## EXTRACTED MATERIAL
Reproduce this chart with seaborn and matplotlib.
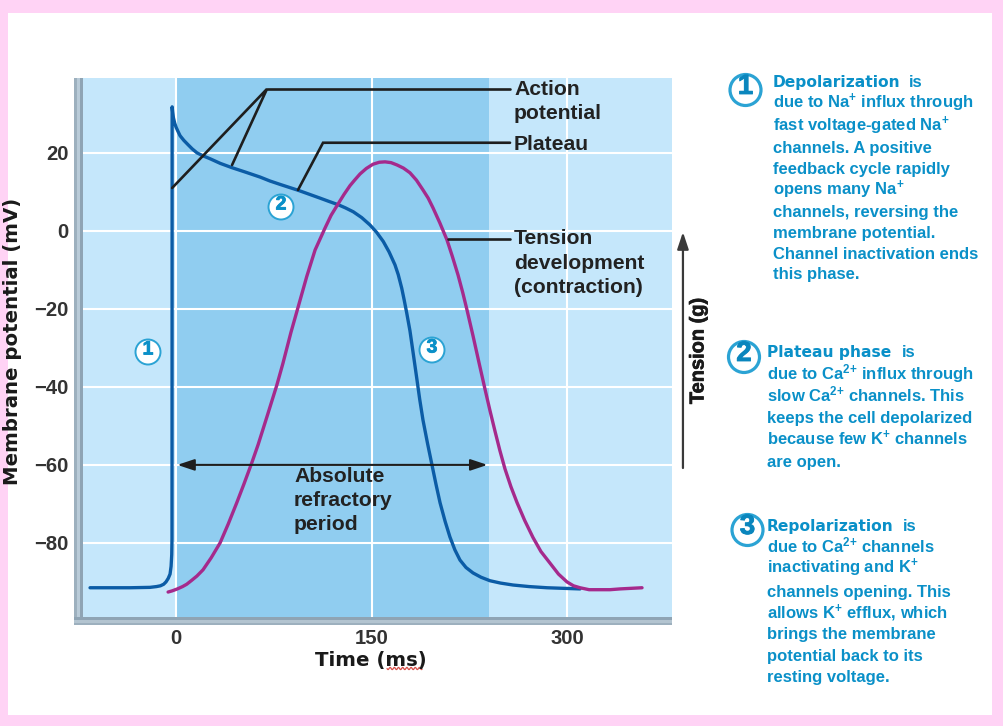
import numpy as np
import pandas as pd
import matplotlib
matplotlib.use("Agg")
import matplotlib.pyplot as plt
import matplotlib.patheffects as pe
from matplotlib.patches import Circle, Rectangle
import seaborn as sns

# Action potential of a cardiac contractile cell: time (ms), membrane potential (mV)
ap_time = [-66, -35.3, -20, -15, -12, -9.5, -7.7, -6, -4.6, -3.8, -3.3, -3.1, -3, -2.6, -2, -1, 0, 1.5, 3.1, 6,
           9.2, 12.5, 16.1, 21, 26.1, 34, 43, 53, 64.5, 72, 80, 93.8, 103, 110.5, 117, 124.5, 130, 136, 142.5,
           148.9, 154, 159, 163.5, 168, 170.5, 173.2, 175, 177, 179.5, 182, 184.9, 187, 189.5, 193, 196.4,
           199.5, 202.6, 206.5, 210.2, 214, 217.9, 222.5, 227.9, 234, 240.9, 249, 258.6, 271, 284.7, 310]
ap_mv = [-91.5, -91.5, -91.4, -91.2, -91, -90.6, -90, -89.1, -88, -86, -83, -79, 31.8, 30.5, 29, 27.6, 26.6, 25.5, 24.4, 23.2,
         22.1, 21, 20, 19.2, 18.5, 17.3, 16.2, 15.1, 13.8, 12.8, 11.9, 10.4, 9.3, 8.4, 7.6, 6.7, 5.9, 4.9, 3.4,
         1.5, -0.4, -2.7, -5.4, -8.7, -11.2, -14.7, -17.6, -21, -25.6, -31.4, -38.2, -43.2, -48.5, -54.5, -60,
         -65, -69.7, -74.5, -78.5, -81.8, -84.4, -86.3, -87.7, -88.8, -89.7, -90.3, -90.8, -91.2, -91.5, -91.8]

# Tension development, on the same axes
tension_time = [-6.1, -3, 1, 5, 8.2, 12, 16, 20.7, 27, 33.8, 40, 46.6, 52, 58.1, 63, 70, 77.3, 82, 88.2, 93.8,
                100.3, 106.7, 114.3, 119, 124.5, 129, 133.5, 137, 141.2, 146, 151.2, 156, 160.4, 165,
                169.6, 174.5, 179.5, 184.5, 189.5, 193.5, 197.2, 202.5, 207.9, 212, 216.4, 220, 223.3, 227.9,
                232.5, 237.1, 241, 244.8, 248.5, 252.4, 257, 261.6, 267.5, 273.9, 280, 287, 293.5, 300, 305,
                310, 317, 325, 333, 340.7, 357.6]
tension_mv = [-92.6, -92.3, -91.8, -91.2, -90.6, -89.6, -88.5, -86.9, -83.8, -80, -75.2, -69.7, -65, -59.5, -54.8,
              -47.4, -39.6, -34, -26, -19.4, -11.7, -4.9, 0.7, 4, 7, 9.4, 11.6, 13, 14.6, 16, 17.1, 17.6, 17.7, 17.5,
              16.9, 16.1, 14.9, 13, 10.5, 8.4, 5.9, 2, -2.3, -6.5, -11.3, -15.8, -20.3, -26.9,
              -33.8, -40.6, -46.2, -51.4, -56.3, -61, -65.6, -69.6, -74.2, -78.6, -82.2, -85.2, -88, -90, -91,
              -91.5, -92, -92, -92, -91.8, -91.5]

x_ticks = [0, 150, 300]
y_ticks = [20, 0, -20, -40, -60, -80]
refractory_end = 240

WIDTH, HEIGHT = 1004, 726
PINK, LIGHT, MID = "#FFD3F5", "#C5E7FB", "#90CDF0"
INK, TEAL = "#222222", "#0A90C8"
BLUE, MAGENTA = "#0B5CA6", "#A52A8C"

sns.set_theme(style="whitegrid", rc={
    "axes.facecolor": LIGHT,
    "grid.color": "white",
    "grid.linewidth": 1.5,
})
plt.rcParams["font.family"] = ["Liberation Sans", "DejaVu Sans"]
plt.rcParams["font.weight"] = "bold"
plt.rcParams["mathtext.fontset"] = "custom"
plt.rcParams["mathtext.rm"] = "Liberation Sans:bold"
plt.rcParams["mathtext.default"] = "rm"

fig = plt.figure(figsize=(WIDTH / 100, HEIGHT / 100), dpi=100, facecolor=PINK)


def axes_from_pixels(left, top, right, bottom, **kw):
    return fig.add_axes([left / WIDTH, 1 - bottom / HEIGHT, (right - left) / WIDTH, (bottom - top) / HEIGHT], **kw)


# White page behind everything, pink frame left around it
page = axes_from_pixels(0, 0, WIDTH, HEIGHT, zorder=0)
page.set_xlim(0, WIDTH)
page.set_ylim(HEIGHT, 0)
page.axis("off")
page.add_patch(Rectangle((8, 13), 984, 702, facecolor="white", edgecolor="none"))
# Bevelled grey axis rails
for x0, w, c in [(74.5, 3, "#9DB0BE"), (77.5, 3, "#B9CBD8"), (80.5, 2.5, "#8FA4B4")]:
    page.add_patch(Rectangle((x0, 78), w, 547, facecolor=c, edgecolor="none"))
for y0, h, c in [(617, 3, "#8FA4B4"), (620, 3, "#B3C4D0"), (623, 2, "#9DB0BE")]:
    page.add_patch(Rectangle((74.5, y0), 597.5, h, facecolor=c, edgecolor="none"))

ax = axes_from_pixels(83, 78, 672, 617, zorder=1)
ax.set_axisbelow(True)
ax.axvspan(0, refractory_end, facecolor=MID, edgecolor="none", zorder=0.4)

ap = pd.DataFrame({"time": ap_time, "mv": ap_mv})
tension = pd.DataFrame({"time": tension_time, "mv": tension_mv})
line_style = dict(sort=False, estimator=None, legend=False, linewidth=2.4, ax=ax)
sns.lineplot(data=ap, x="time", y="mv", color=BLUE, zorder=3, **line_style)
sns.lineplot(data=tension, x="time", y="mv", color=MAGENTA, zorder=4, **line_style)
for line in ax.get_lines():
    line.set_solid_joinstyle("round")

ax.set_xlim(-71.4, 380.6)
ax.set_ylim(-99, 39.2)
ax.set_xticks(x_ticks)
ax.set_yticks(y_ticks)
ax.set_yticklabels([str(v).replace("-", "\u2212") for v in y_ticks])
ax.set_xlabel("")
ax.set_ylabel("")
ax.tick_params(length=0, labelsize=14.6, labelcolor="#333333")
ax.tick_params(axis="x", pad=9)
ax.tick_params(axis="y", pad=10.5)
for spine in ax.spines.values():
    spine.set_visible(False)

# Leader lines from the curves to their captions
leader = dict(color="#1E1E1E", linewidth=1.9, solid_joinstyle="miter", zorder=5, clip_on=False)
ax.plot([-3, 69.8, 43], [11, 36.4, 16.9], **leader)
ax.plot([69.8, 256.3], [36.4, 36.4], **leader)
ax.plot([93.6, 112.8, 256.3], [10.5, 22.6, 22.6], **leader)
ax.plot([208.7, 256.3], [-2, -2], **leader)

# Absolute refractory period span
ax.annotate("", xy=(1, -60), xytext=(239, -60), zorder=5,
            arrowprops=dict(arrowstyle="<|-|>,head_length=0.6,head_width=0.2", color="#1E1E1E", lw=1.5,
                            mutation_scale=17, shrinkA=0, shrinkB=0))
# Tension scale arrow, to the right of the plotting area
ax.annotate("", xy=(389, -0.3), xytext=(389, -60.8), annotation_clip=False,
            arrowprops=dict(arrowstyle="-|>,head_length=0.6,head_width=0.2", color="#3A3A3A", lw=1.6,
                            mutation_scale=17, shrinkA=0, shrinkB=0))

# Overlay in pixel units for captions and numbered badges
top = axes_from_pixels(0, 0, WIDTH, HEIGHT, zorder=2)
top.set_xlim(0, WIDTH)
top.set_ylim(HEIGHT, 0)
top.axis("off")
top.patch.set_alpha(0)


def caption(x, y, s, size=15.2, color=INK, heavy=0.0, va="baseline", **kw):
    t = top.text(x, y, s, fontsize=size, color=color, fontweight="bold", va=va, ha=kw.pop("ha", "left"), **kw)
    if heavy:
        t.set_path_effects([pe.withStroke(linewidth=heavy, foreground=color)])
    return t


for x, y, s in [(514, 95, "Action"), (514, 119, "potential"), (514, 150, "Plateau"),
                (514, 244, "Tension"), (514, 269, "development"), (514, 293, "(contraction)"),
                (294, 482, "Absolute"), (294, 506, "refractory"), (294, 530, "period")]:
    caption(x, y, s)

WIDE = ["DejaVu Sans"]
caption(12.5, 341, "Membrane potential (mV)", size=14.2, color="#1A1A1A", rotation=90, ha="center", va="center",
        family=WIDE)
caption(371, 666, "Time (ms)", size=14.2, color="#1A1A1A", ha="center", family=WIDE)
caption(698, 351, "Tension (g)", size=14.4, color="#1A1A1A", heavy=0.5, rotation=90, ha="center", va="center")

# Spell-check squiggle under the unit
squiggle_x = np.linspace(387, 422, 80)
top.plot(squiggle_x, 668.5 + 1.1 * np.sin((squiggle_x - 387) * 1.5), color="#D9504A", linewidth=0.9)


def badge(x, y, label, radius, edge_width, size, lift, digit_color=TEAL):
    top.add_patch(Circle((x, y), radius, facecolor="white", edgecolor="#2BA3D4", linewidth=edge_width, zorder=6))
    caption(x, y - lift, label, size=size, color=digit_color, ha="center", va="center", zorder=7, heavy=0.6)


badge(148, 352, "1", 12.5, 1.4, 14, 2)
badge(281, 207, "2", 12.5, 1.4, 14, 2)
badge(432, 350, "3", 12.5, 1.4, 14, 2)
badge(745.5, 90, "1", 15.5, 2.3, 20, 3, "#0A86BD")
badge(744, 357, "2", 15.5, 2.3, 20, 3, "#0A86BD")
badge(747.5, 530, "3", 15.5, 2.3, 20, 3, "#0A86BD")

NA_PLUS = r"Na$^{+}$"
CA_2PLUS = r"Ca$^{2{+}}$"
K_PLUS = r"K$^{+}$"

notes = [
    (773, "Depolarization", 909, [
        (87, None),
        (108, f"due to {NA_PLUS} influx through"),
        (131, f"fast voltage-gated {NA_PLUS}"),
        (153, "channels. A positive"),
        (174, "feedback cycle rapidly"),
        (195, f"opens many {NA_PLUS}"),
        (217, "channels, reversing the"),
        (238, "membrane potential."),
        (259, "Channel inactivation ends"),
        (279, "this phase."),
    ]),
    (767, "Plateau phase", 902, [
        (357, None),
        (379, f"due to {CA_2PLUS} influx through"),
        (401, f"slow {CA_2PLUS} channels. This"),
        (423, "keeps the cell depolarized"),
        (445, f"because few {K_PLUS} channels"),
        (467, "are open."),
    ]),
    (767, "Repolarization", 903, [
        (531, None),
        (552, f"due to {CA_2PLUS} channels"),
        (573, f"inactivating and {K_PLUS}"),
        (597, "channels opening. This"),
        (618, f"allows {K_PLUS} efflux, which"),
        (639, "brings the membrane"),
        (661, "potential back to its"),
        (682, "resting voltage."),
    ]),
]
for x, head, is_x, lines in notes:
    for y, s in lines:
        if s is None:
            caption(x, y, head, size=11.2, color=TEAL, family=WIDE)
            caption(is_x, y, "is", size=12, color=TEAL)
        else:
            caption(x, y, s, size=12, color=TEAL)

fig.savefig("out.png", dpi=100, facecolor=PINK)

---

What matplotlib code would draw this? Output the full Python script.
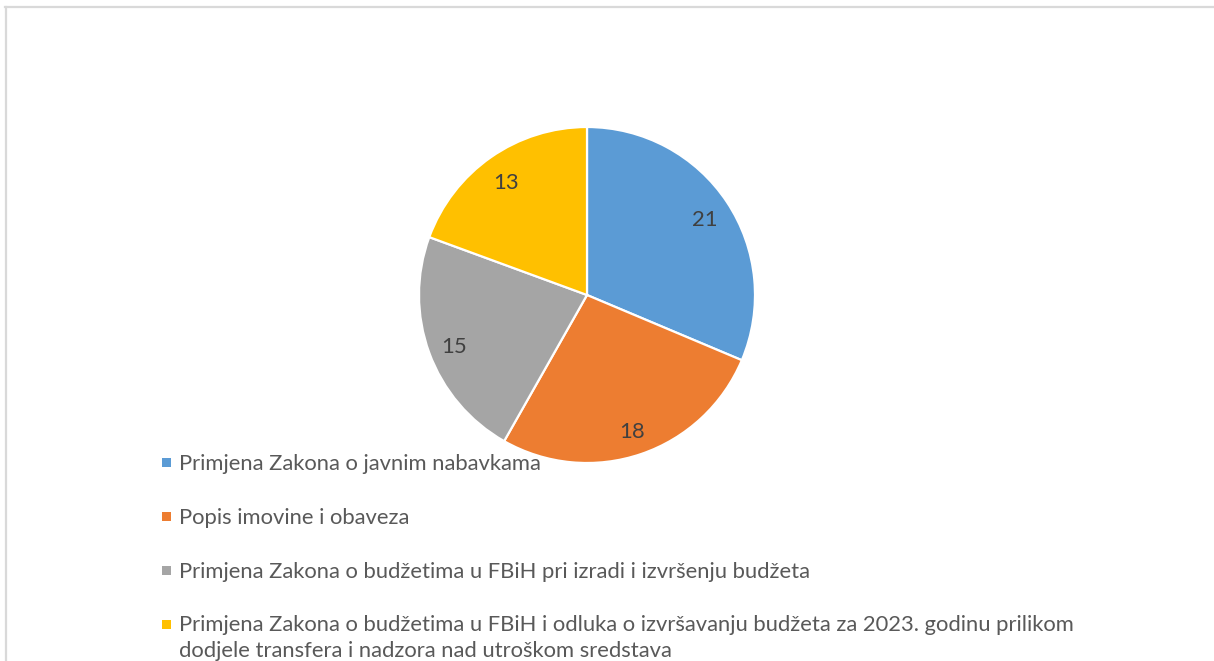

...

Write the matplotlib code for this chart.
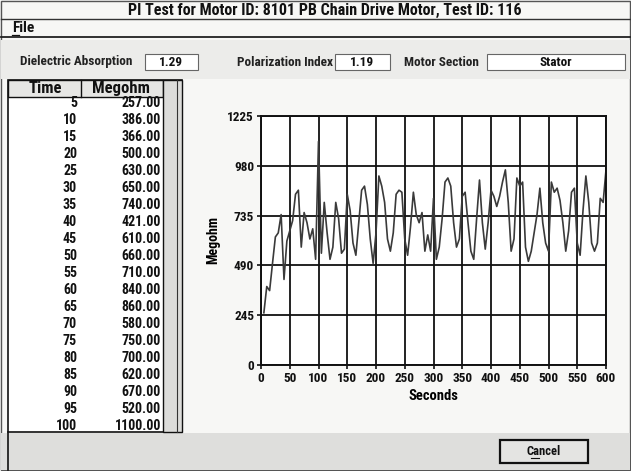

## JOB
Only lines with the string "chart" belong in your answer; copy each one.

## TASK RESPONSE
Reproduce this chart with seaborn and matplotlib.
Write the matplotlib code for this chart.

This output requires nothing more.